What to produce: Retype the lines beneath this one, from the first through the line containing "west] (prev) at". Pictures are left out.
───── Data section
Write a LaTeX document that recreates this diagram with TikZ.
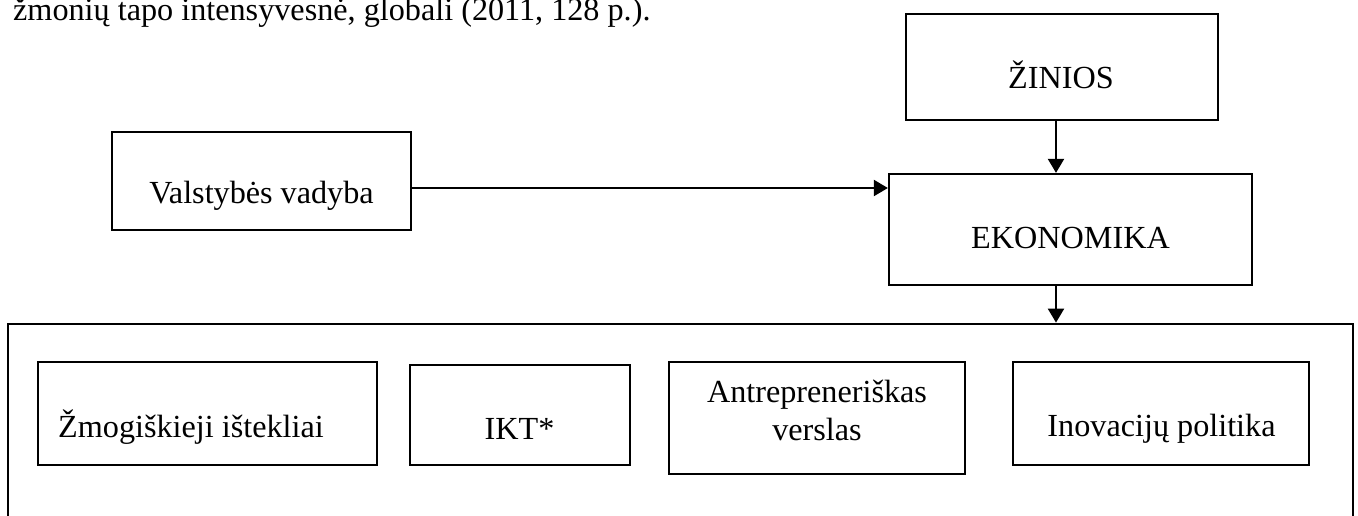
\documentclass[tikz,border=0pt]{standalone}
\usepackage{fontspec}
\setmainfont{Liberation Serif}
\usetikzlibrary{arrows.meta}
\begin{document}
\begin{tikzpicture}[x=1pt,y=-1pt,
  box/.style={draw,line width=2.3pt,inner sep=0pt},
  outer/.style={draw,line width=2.8pt,inner sep=0pt},
  lbl/.style={anchor=base,inner sep=0pt,font=\fontsize{32.2}{38}\selectfont},
  arr/.style={line width=2.3pt,-{Triangle[length=14pt,width=16pt]}}]
\useasboundingbox (0,0) rectangle (1358,515);
\clip (0,0) rectangle (1358,515);

% closing line of the preceding paragraph
\node[lbl,anchor=base west] (prev) at (13,20) {žmonių tapo intensyvesnė, globali (2011, 128 p.).};

% upper blocks
\node[box,minimum width=312pt,minimum height=106pt] (zin) at (1062,67) {};
\node[lbl] (zint) at (1061,88) {ŽINIOS};

\node[box,minimum width=299pt,minimum height=98pt] (val) at (261.5,181) {};
\node[lbl] (valt) at (261.5,203) {Valstybės vadyba};

\node[box,minimum width=363pt,minimum height=111pt] (eko) at (1070.5,229.5) {};
\node[lbl] (ekot) at (1070.5,248) {EKONOMIKA};

% enclosing frame with the four components
\node[outer,minimum width=1345pt,minimum height=216pt] (big) at (680.5,432) {};

\node[box,minimum width=339pt,minimum height=103pt] (zmo) at (207.5,413.5) {};
\node[lbl,anchor=base west] (zmot) at (58,437) {Žmogiškieji ištekliai};

\node[box,minimum width=220pt,minimum height=100pt] (ikt) at (520,415) {};
\node[lbl] (iktt) at (519.5,439) {IKT*};

\node[box,minimum width=296pt,minimum height=112pt] (ant) at (817,418) {};
\node[lbl,align=center] (antt) at (817,440) {Antrepreneriškas\\verslas};

\node[box,minimum width=296pt,minimum height=103pt] (ino) at (1161,413.5) {};
\node[lbl] (inot) at (1161.5,436) {Inovacijų politika};

% connectors
\coordinate (ax) at (1056,0);
\coordinate (ay) at (0,188);
\draw[arr] (zin.south -| ax) -- (eko.north -| ax);
\draw[arr] (val.east |- ay) -- (eko.west |- ay);
\draw[arr] (eko.south -| ax) -- (big.north -| ax);
\end{tikzpicture}
\end{document}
──────────
Full answer:
Write a LaTeX document that recreates this diagram with TikZ.
\documentclass[tikz,border=0pt]{standalone}
\usepackage{fontspec}
\setmainfont{Liberation Serif}
\usetikzlibrary{arrows.meta}
\begin{document}
\begin{tikzpicture}[x=1pt,y=-1pt,
  box/.style={draw,line width=2.3pt,inner sep=0pt},
  outer/.style={draw,line width=2.8pt,inner sep=0pt},
  lbl/.style={anchor=base,inner sep=0pt,font=\fontsize{32.2}{38}\selectfont},
  arr/.style={line width=2.3pt,-{Triangle[length=14pt,width=16pt]}}]
\useasboundingbox (0,0) rectangle (1358,515);
\clip (0,0) rectangle (1358,515);

% closing line of the preceding paragraph
\node[lbl,anchor=base west] (prev) at (13,20) {žmonių tapo intensyvesnė, globali (2011, 128 p.).};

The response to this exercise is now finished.